▶ [MATERIAL FOR THIS TASK]

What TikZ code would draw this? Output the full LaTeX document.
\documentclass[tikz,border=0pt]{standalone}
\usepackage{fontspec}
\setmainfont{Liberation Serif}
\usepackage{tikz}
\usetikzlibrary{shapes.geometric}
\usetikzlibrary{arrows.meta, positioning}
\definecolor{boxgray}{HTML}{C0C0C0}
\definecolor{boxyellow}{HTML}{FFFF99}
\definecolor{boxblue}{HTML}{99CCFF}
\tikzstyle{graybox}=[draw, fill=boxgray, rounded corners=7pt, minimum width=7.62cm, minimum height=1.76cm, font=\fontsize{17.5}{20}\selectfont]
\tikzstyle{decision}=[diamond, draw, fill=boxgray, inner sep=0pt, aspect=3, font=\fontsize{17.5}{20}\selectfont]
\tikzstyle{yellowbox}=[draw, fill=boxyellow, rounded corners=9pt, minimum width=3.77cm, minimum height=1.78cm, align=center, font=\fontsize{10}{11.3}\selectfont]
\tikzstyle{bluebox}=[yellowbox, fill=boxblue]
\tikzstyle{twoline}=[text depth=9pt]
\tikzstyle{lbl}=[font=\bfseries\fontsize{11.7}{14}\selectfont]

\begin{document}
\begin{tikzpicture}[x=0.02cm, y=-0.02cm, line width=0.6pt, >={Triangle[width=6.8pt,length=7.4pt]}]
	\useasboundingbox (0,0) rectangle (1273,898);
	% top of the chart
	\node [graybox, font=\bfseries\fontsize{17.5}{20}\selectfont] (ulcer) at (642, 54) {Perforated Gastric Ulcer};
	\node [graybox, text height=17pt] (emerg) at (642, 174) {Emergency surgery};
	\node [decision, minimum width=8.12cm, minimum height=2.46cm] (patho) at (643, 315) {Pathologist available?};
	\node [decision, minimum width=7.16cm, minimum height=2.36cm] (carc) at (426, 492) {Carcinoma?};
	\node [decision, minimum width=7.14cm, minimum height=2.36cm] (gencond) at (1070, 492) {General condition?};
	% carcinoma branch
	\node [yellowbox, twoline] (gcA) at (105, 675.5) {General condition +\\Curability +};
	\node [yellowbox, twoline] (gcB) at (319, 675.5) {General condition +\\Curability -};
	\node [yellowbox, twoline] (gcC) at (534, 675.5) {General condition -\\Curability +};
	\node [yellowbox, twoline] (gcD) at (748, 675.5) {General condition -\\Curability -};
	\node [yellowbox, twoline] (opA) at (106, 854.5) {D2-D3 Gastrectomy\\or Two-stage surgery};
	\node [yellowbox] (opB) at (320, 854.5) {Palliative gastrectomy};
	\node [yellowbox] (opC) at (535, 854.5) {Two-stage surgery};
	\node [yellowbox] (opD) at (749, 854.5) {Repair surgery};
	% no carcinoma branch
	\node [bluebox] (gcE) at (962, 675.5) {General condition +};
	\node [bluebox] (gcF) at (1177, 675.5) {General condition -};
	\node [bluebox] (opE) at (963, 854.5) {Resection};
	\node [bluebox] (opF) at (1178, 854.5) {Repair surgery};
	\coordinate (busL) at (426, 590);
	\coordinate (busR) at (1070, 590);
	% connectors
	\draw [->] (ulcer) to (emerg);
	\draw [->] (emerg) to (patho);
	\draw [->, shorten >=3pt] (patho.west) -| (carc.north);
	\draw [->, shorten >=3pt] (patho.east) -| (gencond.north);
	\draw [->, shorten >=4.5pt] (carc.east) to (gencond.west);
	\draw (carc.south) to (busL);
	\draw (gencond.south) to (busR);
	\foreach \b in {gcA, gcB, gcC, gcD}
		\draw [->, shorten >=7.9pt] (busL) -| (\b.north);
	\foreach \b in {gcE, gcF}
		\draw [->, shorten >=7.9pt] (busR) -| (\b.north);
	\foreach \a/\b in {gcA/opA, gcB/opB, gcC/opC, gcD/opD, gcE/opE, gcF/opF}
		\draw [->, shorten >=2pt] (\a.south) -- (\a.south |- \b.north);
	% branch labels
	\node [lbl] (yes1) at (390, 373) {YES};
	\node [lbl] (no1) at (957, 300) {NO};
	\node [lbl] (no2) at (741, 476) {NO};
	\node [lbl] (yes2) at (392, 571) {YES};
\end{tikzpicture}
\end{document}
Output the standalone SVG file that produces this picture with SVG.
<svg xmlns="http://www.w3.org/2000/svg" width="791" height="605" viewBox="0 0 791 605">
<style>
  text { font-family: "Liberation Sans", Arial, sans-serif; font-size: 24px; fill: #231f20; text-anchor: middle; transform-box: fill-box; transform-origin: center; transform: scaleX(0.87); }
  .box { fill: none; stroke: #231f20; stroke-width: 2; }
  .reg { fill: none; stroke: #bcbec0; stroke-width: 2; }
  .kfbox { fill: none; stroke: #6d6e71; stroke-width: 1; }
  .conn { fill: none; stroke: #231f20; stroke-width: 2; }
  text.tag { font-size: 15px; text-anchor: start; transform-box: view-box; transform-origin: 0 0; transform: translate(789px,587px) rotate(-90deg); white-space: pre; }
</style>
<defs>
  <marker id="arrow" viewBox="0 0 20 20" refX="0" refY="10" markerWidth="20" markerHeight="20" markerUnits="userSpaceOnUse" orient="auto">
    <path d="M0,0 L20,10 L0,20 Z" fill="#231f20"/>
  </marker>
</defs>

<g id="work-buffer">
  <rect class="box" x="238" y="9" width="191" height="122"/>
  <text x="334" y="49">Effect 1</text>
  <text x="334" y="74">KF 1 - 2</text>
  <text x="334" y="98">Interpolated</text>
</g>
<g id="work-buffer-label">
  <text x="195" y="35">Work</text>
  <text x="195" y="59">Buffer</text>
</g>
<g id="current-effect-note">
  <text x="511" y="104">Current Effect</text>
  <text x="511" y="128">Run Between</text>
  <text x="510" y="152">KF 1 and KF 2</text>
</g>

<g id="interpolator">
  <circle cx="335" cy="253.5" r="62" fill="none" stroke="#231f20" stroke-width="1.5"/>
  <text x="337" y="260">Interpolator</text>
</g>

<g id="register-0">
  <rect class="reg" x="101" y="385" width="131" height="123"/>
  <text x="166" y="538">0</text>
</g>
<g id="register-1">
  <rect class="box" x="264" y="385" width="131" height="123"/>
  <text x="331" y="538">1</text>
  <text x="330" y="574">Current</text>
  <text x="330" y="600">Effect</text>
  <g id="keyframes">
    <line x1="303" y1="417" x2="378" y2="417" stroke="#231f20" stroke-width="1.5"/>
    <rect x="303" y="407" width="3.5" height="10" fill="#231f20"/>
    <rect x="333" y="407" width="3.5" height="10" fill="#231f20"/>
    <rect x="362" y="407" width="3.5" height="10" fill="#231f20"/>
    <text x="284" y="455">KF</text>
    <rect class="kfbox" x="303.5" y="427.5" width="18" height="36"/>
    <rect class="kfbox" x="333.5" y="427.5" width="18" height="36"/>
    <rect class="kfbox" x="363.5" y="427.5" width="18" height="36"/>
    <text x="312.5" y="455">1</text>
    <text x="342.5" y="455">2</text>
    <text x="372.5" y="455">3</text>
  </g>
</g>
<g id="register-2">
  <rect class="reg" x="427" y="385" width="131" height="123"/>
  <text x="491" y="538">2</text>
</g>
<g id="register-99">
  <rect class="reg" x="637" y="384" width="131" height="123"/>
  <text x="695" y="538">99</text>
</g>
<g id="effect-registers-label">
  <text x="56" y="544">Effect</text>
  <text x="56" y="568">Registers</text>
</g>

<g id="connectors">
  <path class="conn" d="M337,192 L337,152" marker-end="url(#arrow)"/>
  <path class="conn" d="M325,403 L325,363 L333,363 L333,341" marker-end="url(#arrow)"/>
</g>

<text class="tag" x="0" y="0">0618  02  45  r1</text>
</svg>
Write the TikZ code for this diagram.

▶ [JOB]
Transcribe the material exactly as it reads.

▶ [FULL RESPONSE]
What TikZ code would draw this? Output the full LaTeX document.
\documentclass[tikz,border=0pt]{standalone}
\usepackage{fontspec}
\setmainfont{Liberation Serif}
\usepackage{tikz}
\usetikzlibrary{shapes.geometric}
\usetikzlibrary{arrows.meta, positioning}
\definecolor{boxgray}{HTML}{C0C0C0}
\definecolor{boxyellow}{HTML}{FFFF99}
\definecolor{boxblue}{HTML}{99CCFF}
\tikzstyle{graybox}=[draw, fill=boxgray, rounded corners=7pt, minimum width=7.62cm, minimum height=1.76cm, font=\fontsize{17.5}{20}\selectfont]
\tikzstyle{decision}=[diamond, draw, fill=boxgray, inner sep=0pt, aspect=3, font=\fontsize{17.5}{20}\selectfont]
\tikzstyle{yellowbox}=[draw, fill=boxyellow, rounded corners=9pt, minimum width=3.77cm, minimum height=1.78cm, align=center, font=\fontsize{10}{11.3}\selectfont]
\tikzstyle{bluebox}=[yellowbox, fill=boxblue]
\tikzstyle{twoline}=[text depth=9pt]
\tikzstyle{lbl}=[font=\bfseries\fontsize{11.7}{14}\selectfont]

\begin{document}
\begin{tikzpicture}[x=0.02cm, y=-0.02cm, line width=0.6pt, >={Triangle[width=6.8pt,length=7.4pt]}]
	\useasboundingbox (0,0) rectangle (1273,898);
	% top of the chart
	\node [graybox, font=\bfseries\fontsize{17.5}{20}\selectfont] (ulcer) at (642, 54) {Perforated Gastric Ulcer};
	\node [graybox, text height=17pt] (emerg) at (642, 174) {Emergency surgery};
	\node [decision, minimum width=8.12cm, minimum height=2.46cm] (patho) at (643, 315) {Pathologist available?};
	\node [decision, minimum width=7.16cm, minimum height=2.36cm] (carc) at (426, 492) {Carcinoma?};
	\node [decision, minimum width=7.14cm, minimum height=2.36cm] (gencond) at (1070, 492) {General condition?};
	% carcinoma branch
	\node [yellowbox, twoline] (gcA) at (105, 675.5) {General condition +\\Curability +};
	\node [yellowbox, twoline] (gcB) at (319, 675.5) {General condition +\\Curability -};
	\node [yellowbox, twoline] (gcC) at (534, 675.5) {General condition -\\Curability +};
	\node [yellowbox, twoline] (gcD) at (748, 675.5) {General condition -\\Curability -};
	\node [yellowbox, twoline] (opA) at (106, 854.5) {D2-D3 Gastrectomy\\or Two-stage surgery};
	\node [yellowbox] (opB) at (320, 854.5) {Palliative gastrectomy};
	\node [yellowbox] (opC) at (535, 854.5) {Two-stage surgery};
	\node [yellowbox] (opD) at (749, 854.5) {Repair surgery};
	% no carcinoma branch
	\node [bluebox] (gcE) at (962, 675.5) {General condition +};
	\node [bluebox] (gcF) at (1177, 675.5) {General condition -};
	\node [bluebox] (opE) at (963, 854.5) {Resection};
	\node [bluebox] (opF) at (1178, 854.5) {Repair surgery};
	\coordinate (busL) at (426, 590);
	\coordinate (busR) at (1070, 590);
	% connectors
	\draw [->] (ulcer) to (emerg);
	\draw [->] (emerg) to (patho);
	\draw [->, shorten >=3pt] (patho.west) -| (carc.north);
	\draw [->, shorten >=3pt] (patho.east) -| (gencond.north);
	\draw [->, shorten >=4.5pt] (carc.east) to (gencond.west);
	\draw (carc.south) to (busL);
	\draw (gencond.south) to (busR);
	\foreach \b in {gcA, gcB, gcC, gcD}
		\draw [->, shorten >=7.9pt] (busL) -| (\b.north);
	\foreach \b in {gcE, gcF}
		\draw [->, shorten >=7.9pt] (busR) -| (\b.north);
	\foreach \a/\b in {gcA/opA, gcB/opB, gcC/opC, gcD/opD, gcE/opE, gcF/opF}
		\draw [->, shorten >=2pt] (\a.south) -- (\a.south |- \b.north);
	% branch labels
	\node [lbl] (yes1) at (390, 373) {YES};
	\node [lbl] (no1) at (957, 300) {NO};
	\node [lbl] (no2) at (741, 476) {NO};
	\node [lbl] (yes2) at (392, 571) {YES};
\end{tikzpicture}
\end{document}
Output the standalone SVG file that produces this picture with SVG.
<svg xmlns="http://www.w3.org/2000/svg" width="791" height="605" viewBox="0 0 791 605">
<style>
  text { font-family: "Liberation Sans", Arial, sans-serif; font-size: 24px; fill: #231f20; text-anchor: middle; transform-box: fill-box; transform-origin: center; transform: scaleX(0.87); }
  .box { fill: none; stroke: #231f20; stroke-width: 2; }
  .reg { fill: none; stroke: #bcbec0; stroke-width: 2; }
  .kfbox { fill: none; stroke: #6d6e71; stroke-width: 1; }
  .conn { fill: none; stroke: #231f20; stroke-width: 2; }
  text.tag { font-size: 15px; text-anchor: start; transform-box: view-box; transform-origin: 0 0; transform: translate(789px,587px) rotate(-90deg); white-space: pre; }
</style>
<defs>
  <marker id="arrow" viewBox="0 0 20 20" refX="0" refY="10" markerWidth="20" markerHeight="20" markerUnits="userSpaceOnUse" orient="auto">
    <path d="M0,0 L20,10 L0,20 Z" fill="#231f20"/>
  </marker>
</defs>

<g id="work-buffer">
  <rect class="box" x="238" y="9" width="191" height="122"/>
  <text x="334" y="49">Effect 1</text>
  <text x="334" y="74">KF 1 - 2</text>
  <text x="334" y="98">Interpolated</text>
</g>
<g id="work-buffer-label">
  <text x="195" y="35">Work</text>
  <text x="195" y="59">Buffer</text>
</g>
<g id="current-effect-note">
  <text x="511" y="104">Current Effect</text>
  <text x="511" y="128">Run Between</text>
  <text x="510" y="152">KF 1 and KF 2</text>
</g>

<g id="interpolator">
  <circle cx="335" cy="253.5" r="62" fill="none" stroke="#231f20" stroke-width="1.5"/>
  <text x="337" y="260">Interpolator</text>
</g>

<g id="register-0">
  <rect class="reg" x="101" y="385" width="131" height="123"/>
  <text x="166" y="538">0</text>
</g>
<g id="register-1">
  <rect class="box" x="264" y="385" width="131" height="123"/>
  <text x="331" y="538">1</text>
  <text x="330" y="574">Current</text>
  <text x="330" y="600">Effect</text>
  <g id="keyframes">
    <line x1="303" y1="417" x2="378" y2="417" stroke="#231f20" stroke-width="1.5"/>
    <rect x="303" y="407" width="3.5" height="10" fill="#231f20"/>
    <rect x="333" y="407" width="3.5" height="10" fill="#231f20"/>
    <rect x="362" y="407" width="3.5" height="10" fill="#231f20"/>
    <text x="284" y="455">KF</text>
    <rect class="kfbox" x="303.5" y="427.5" width="18" height="36"/>
    <rect class="kfbox" x="333.5" y="427.5" width="18" height="36"/>
    <rect class="kfbox" x="363.5" y="427.5" width="18" height="36"/>
    <text x="312.5" y="455">1</text>
    <text x="342.5" y="455">2</text>
    <text x="372.5" y="455">3</text>
  </g>
</g>
<g id="register-2">
  <rect class="reg" x="427" y="385" width="131" height="123"/>
  <text x="491" y="538">2</text>
</g>
<g id="register-99">
  <rect class="reg" x="637" y="384" width="131" height="123"/>
  <text x="695" y="538">99</text>
</g>
<g id="effect-registers-label">
  <text x="56" y="544">Effect</text>
  <text x="56" y="568">Registers</text>
</g>

<g id="connectors">
  <path class="conn" d="M337,192 L337,152" marker-end="url(#arrow)"/>
  <path class="conn" d="M325,403 L325,363 L333,363 L333,341" marker-end="url(#arrow)"/>
</g>

<text class="tag" x="0" y="0">0618  02  45  r1</text>
</svg>
Write the TikZ code for this diagram.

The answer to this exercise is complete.